Depois do fogo fátuo do regresso do Bloco Central, que não convenceu ninguém, entrevistas como a que Pires de Lima concedeu ontem ao Diário Económico revelam bem estados de alma. Em momento algum o presidente do Conselho Nacional do CDS abre a porta a uma aliança pré-eleitoral, que nem o líder do seu partido deseja. Fala do "dia seguinte", quando fala em coligação governamental com o PSD. Não a preconiza na perspectiva oportunista do coelho que atravessa o rio às costas do elefante (até porque o PSD, a refazer-se da "bagunça" - a expressão é de Pires de Lima -, só tem hoje do elefante a mobilidade limitada), mas numa lógica de redução de expectativas.
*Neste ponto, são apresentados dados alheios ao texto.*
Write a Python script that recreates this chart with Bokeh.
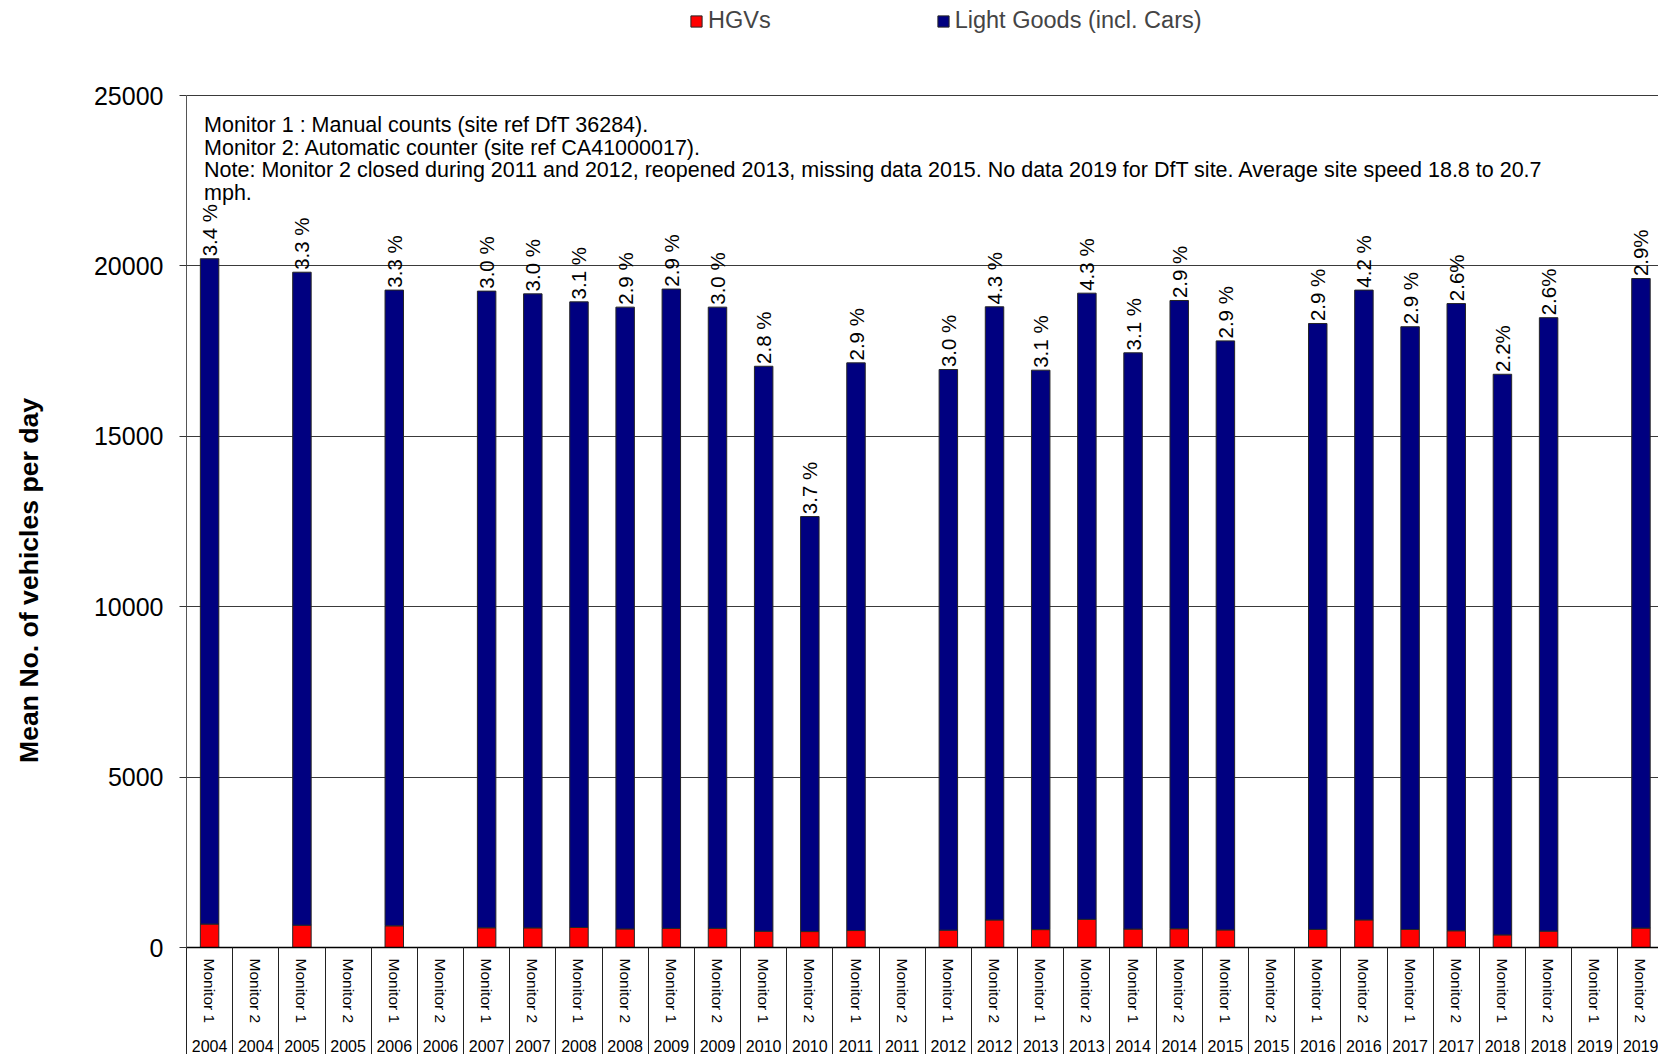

Trata-se de mudar a posição da vela para enfrentar ventos contrários, não vá o barco despedaçar-se. De traçar, afinal, metas eleitorais mais razoáveis. Percebe-se o pressuposto: um cenário em que a soma de votos no PSD e no CDS fosse superior ao escore eleitoral do PS vencedor obrigaria Sócrates a ponderar parcerias à Esquerda ou a arriscar governar sem maioria. A primeira hipótese é improvável; a segunda representaria o regresso ao guterrismo. Valeria a pena pagar para ver como reagiria Sócrates, tão "determinado" a cavalo da maioria absoluta, se obrigado, em ambiente economicamente adverso e politicamente conturbado, a negociar cada medida.
É nesta fasquia mínima que a Direita aposta. Acontece que tal não dispensa a formulação de um programa político distinto do corporizado pelo PS. Não basta a "respeitabilidade" que, diz-se, a nova liderança devolveu ao PSD. É preciso que o partido explique, sem margem para dúvidas, o quê e como fará diferente se vier a ser poder, mesmo que não se sinta em condições de o alcançar. Tanto mais que, a todo o momento, o PS lembrará os tempos em que não havia vida para além do orçamento. Por "culpa" de Manuela Ferreira Leite.